Carrières

Les carrières d’extraction de monolithes ont d’abord fait l’objet de quelques sondages en 2008. Leur étude s’est surtout développée pendant les campagnes de fouilles suivantes, notamment en 2009 et en 2010, puis de 2014 à 2016. Ces décapages extensifs ont concerné une superficie de l’ordre de 650 m². Une campagne de prospections géophysiques eu lieu en 2013 sur une surface d’environ 3600 m² qui a fait l’objet d’une cartographie de résistivité électrique, pour partie sur une friche à l’ouest où affleure la cuirasse, et pour partie dans un champ cultivé à l’est.

Image42 – De larges décapages dans les carrières de monolithes, à Wanar, ont mis à jour de très nombreux négatifs d’enlèvements de monolithes courts et trapus. Cliché L. Laporte.

Les négatifs de plusieurs pierres en lyre ont été identifiés, et fouillés. La préparation du ciel de carrière s’est faite par martelage, de façon à concasser la partie supérieure indurée de la cuirasse qui présente de nombreuses petites dépressions résultant de tels impacts. Dans les diaclases ou les anfractuosités naturelles de la roche, on observe de petites dépressions au profil en V correspondant à l’impact de coins métalliques. On agrandi de la sorte certaines des fissures naturelles de la roche à l’aide d’outils dont la lame mesure autour de 4 à 5 cm de large. L’extraction des monolithes se poursuit ensuite par le creusement de gorges annulaires. On trouve les stigmates de cette opération sur les parois de la fosse, comme sur les flancs des blocs dressés dans la nécropole, avec des traces d’outils aux lames plus fines, de 1 à 2,5 cm. Elle correspond à une première mise en forme des flancs du monolithe. Au fond de la fosse d’extraction, ce procédé se matérialise par une légère rigole qui ceinture le négatif de l’enlèvement, symétrique de la face d’arrachement sur le monolithe. Il suffit enfin de détacher le bloc du rocher en faisant levier.

Image43 – Pierre en lyre en cours d’extraction dans les carrières situées au nord-ouest de la nécropole mégalithique de Wanar. Cliché L. Laporte.

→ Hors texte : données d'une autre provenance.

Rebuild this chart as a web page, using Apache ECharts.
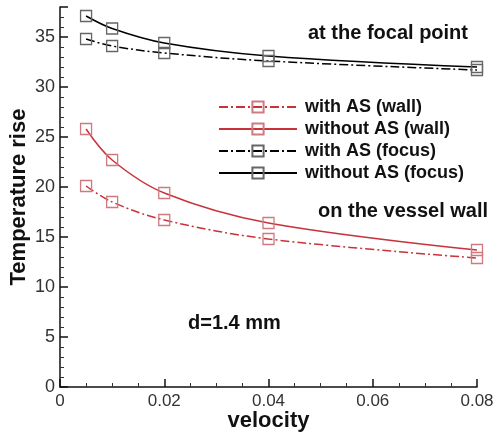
<!DOCTYPE html>
<html><head><meta charset="utf-8">
<script src="https://cdn.jsdelivr.net/npm/echarts@6/dist/echarts.min.js"></script>
<style>html,body{margin:0;padding:0;background:#fff}#c{width:496px;height:436px}</style>
</head><body><div id="c"></div>
<script>
const velocity = [0.005, 0.01, 0.02, 0.04, 0.08];
const withASWall = [20.1, 18.5, 16.7, 14.8, 12.9];
const withoutASWall = [25.8, 22.7, 19.4, 16.4, 13.7];
const withASFocus = [34.8, 34.1, 33.4, 32.6, 31.7];
const withoutASFocus = [37.1, 35.85, 34.4, 33.1, 32.0];
const seriesNames = ['with AS (wall)', 'without AS (wall)', 'with AS (focus)', 'without AS (focus)'];
const xTicks = [0, 0.02, 0.04, 0.06, 0.08];
const yTicks = [0, 5, 10, 15, 20, 25, 30, 35];

const FONT = 'Liberation Sans, Arial, sans-serif';
const RED = '#c8323a';
const dashDot = [9, 3, 2, 3];

function mk(name, vals, color, dashed, symColor) {
  return {
    name, type: 'line', smooth: 0.35,
    data: velocity.map((v, i) => [v, vals[i]]),
    symbol: 'rect', symbolSize: 11,
    lineStyle: { color, width: 1.5, type: dashed ? dashDot : 'solid' },
    itemStyle: { color: 'rgba(255,255,255,0)', borderColor: symColor, borderWidth: 1.3 },
    z: 3
  };
}

const chart = echarts.init(document.getElementById('c'), null, { renderer: 'canvas' });
chart.setOption({
  animation: false,
  backgroundColor: '#fff',
  grid: { left: 60, right: 19, top: 7, bottom: 49, containLabel: false, outerBoundsMode: 'none' },
  xAxis: {
    type: 'value', min: 0, max: 0.08, interval: 0.02,
    name: 'velocity', nameLocation: 'middle', nameGap: 23, nameMoveOverlap: false,
    nameTextStyle: { fontFamily: FONT, fontSize: 22, fontWeight: 'bold', color: '#111' },
    axisLine: { lineStyle: { color: '#111', width: 1.5 } },
    axisTick: { inside: true, length: 8, lineStyle: { color: '#111', width: 1.5 } },
    minorTick: { show: true, splitNumber: 4, length: 4, lineStyle: { color: '#333', width: 1 } },
    splitLine: { show: false },
    axisLabel: { fontFamily: FONT, fontSize: 17, color: '#333', margin: 6,
      formatter: v => xTicks.includes(+v.toFixed(2)) ? String(+v.toFixed(2)) : '' }
  },
  yAxis: {
    type: 'value', min: 0, max: 38, interval: 5,
    name: 'Temperature rise', nameLocation: 'middle', nameGap: 30, nameRotate: 90, nameMoveOverlap: false,
    nameTextStyle: { fontFamily: FONT, fontSize: 22, fontWeight: 'bold', color: '#111' },
    axisLine: { show: true, lineStyle: { color: '#111', width: 1.5 } },
    axisTick: { show: true, inside: true, length: 8, lineStyle: { color: '#111', width: 1.5 } },
    minorTick: { show: true, splitNumber: 5, length: 4, lineStyle: { color: '#333', width: 1 } },
    splitLine: { show: false },
    axisLabel: { fontFamily: FONT, fontSize: 18, color: '#333', margin: 5,
      formatter: v => yTicks.includes(v) ? String(v) : '' }
  },
  legend: {
    orient: 'vertical', left: 213, top: 93, itemGap: 4,
    itemWidth: 78, itemHeight: 14,
    textStyle: { fontFamily: FONT, fontSize: 18, fontWeight: 'bold', color: '#111', padding: [0, 0, 0, 3] },
    data: seriesNames
  },
  series: [
    mk(seriesNames[0], withASWall, RED, true, '#d07a80'),
    mk(seriesNames[1], withoutASWall, RED, false, '#d07a80'),
    mk(seriesNames[2], withASFocus, '#000', true, '#666'),
    mk(seriesNames[3], withoutASFocus, '#000', false, '#666')
  ],
  graphic: [
    { type: 'text', left: 308, top: 23, style: { text: 'at the focal point', fontFamily: FONT, fontSize: 20, fontWeight: 'bold', fill: '#111' } },
    { type: 'text', left: 318, top: 201, style: { text: 'on the vessel wall', fontFamily: FONT, fontSize: 20, fontWeight: 'bold', fill: '#111' } },
    { type: 'text', left: 188, top: 313, style: { text: 'd=1.4 mm', fontFamily: FONT, fontSize: 20, fontWeight: 'bold', fill: '#111' } }
  ]
});
</script></body></html>
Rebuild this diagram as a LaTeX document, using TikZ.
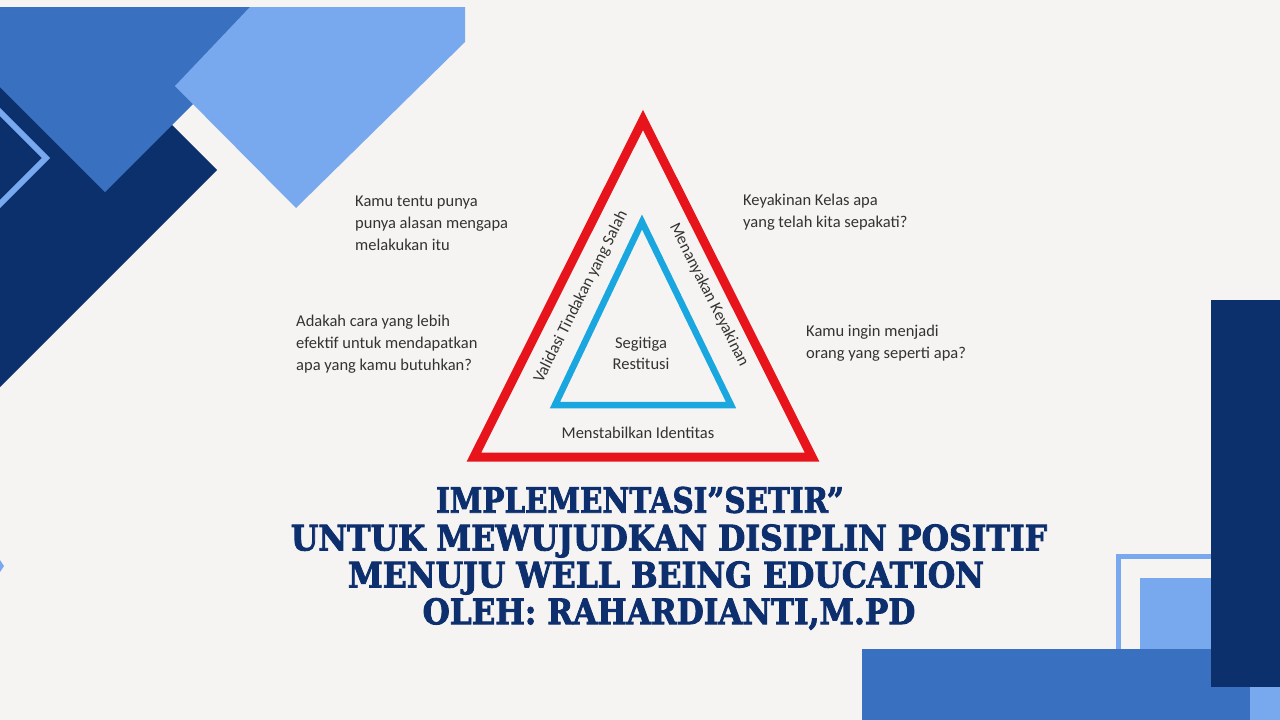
\documentclass[tikz,border=0pt]{standalone}
\usepackage{fontspec}
\setmainfont{Carlito}
\newfontfamily\titlefont[UprightFont={* Bold},FakeBold=2.5]{DejaVu Serif}
\usetikzlibrary{positioning}
\definecolor{paper}{RGB}{245,244,242}
\definecolor{navy}{RGB}{11,48,108}
\definecolor{midblue}{RGB}{58,112,192}
\definecolor{lightblue}{RGB}{120,169,239}
\definecolor{trired}{RGB}{232,20,28}
\definecolor{tricyan}{RGB}{26,167,224}
\definecolor{inkgray}{RGB}{51,51,51}
\definecolor{titleblue}{RGB}{13,47,110}
\tikzset{
  question/.style={text=inkgray, align=left, anchor=west, inner sep=0pt,
    font=\fontsize{16.5}{22}\selectfont},
  sidelabel/.style={text=inkgray, inner sep=0pt, font=\fontsize{16.5}{21}\selectfont},
  titleline/.style={text=titleblue, inner sep=0pt,
    font=\titlefont\fontsize{35}{37}\selectfont}
}
\newcommand{\squeeze}[2]{\scalebox{#1}[1]{#2}}

\begin{document}
\begin{tikzpicture}[x=1pt,y=-1pt]

\pgfmathsetmacro{\redw}{9}
\pgfmathsetmacro{\cyanw}{6.5}
  \fill[paper](0,0) rectangle (1280,720);
  \useasboundingbox (0,0) rectangle (1280,720);

  % corner shapes, top left
  \fill[navy](0,7)--(54,7)--(217,170)--(0,387)--cycle;
  \draw[lightblue,line width=6pt](-2,110)--(46,158)--(-2,206);
  \fill[midblue](0,7)--(290,7)--(105,192)--(0,87)--cycle;
  \fill[lightblue](250,7)--(465,7)--(465,42)--(296,208)--(175,86)--cycle;
  \fill[lightblue](0,560)--(4,566)--(0,572)--cycle;

  % corner shapes, bottom right
  \draw[lightblue,line width=5pt](1118.5,730)--(1118.5,556.5)--(1290,556.5);
  \fill[lightblue](1140,578) rectangle (1280,720);
  \fill[midblue](862,649) rectangle (1250,720);
  \fill[navy](1211,300) rectangle (1280,687);

  % the two triangles
  \coordinate (rtop) at (643,120);
  \coordinate (rleft) at (474,457);
  \coordinate (rright) at (812,457);
  \coordinate (ctop) at (642,222);
  \coordinate (cleft) at (555,405);
  \coordinate (cright) at (731,405);
  \draw[trired,line width=\redw pt,line join=miter](rtop)--(rleft)--(rright)--cycle;
  \draw[tricyan,line width=\cyanw pt,line join=miter](ctop)--(cleft)--(cright)--cycle;

  \node[sidelabel,align=center] (core) at (641,353) {Segitiga\\Restitusi};
  \node[sidelabel] (base) at (638,433) {Menstabilkan Identitas};
  \node[sidelabel,rotate=63.4] (valid) at (581,297) {Validasi Tindakan yang Salah};
  \node[sidelabel,rotate=-63.4] (ask) at (709,295) {Menanyakan Keyakinan};

  \node[question] (q1) at (355,223) {Kamu tentu punya\\punya alasan mengapa\\melakukan itu};
  \node[question] (q2) at (296,344) {Adakah cara yang lebih\\efektif untuk mendapatkan\\apa yang kamu butuhkan?};
  \node[question] (q3) at (743,212.5) {Keyakinan Kelas apa\\yang telah kita sepakati?};
  \node[question] (q4) at (806,343) {Kamu ingin menjadi\\orang yang seperti apa?};

  \node[titleline] (t1) at (640,500) {\squeeze{0.84}{IMPLEMENTASI”SETIR”}};
  \node[titleline] (t2) at (669,541) {\squeeze{0.9}{UNTUK MEWUJUDKAN DISIPLIN POSITIF}};
  \node[titleline] (t3) at (666,578) {\squeeze{0.9}{MENUJU WELL BEING EDUCATION}};
  \node[titleline] (t4) at (669,614) {\squeeze{0.89}{OLEH: RAHARDIANTI,M.PD}};

  \end{tikzpicture}
\end{document}
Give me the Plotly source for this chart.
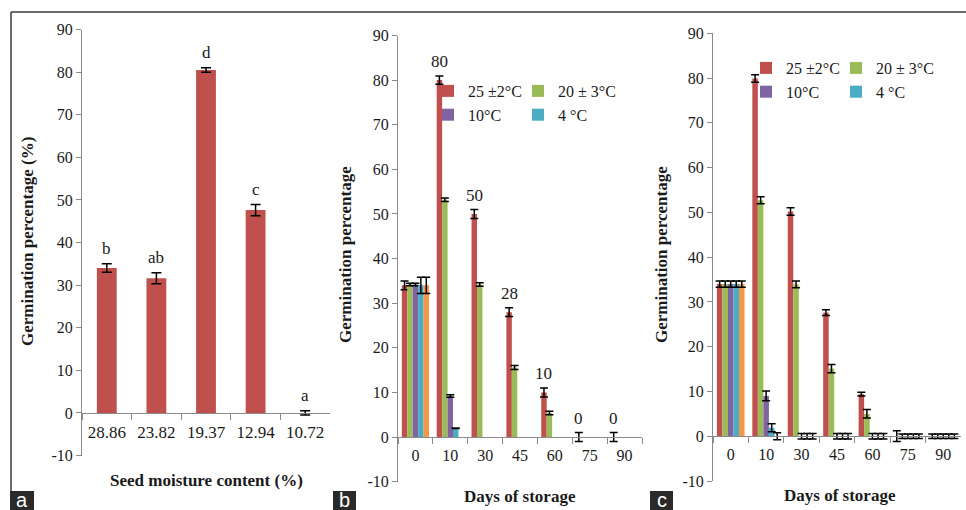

Au sud des décapages, treize négatifs d’extraction ont été complètement dégagés. Onze d’entre eux présentent quatre petits creusements circulaires alignés sur l’un des deux côtés allongés du monolithe : il s’agirait de l’ancrage dans la roche d’un dispositif standardisé permettant d’exercer une pression uniforme sur l’un des deux cotés allongés du monolithe, au moment de son extraction. Le travail des carriers se poursuivait ensuite de proche en proche. L’extraction de monolithes n’est d’ailleurs pas la seule finalité du travail dans les carrières qui fournissent également les moellons utilisés pour la construction de murettes intercalaires et d’importants volumes de gravillons latéritiques parmi les déchets de taille. le caractère très ordonné des négatifs d’extraction dans les carrières, de même que les vestiges d’une certaine forme de mécanisation, voire quelques indices quant à l’usage de systèmes de levage perfectionnés, s’opposent au caractère rudimentaire des connaissances techniques que l’on prête souvent aux bâtisseurs de mégalithes. Les chaînes opératoires sont bien maîtrisées et parfaitement adaptées au type de substrat exploité, avec somme toute peu d’échecs : les opérations les plus délicates interviennent lors du détachement du bloc de son substrat, et dans une moindre mesure à l’occasion de son transport vers le chantier de construction.

Image44 – Certains des négatifs d’enlèvement présentent les traces d’un dispositif probablement en bois destiné à faciliter le détachement du bloc de son substrat, marqué par quatre empreintes circulaires, et correspondant à une mécanisation de l’extraction. Cliché L. Laporte.

La question des modalités du transport de ces très gros blocs de pierre, depuis la carrière vers le chantier de construction, est toujours un peu délicate car elle ne laisse guère de traces matérielles pérennes. à Wanar, la faible distance entre les carrières et le chantier de construction, comme la présence d’un bloc de quelques tonnes cassé en deux fragments retrouvés distants de plusieurs mètres sur ce même trajet, plaide plutôt pour une simple traction des blocs sur le sol.

Image45 – Remontages virtuels de deux monolithes brisés dans les carrières de Wanar, pesant plus d’une tonne chacun, par le biais de la photogrammétrie. Réalisation J.-B. Barreau (UMR 6566).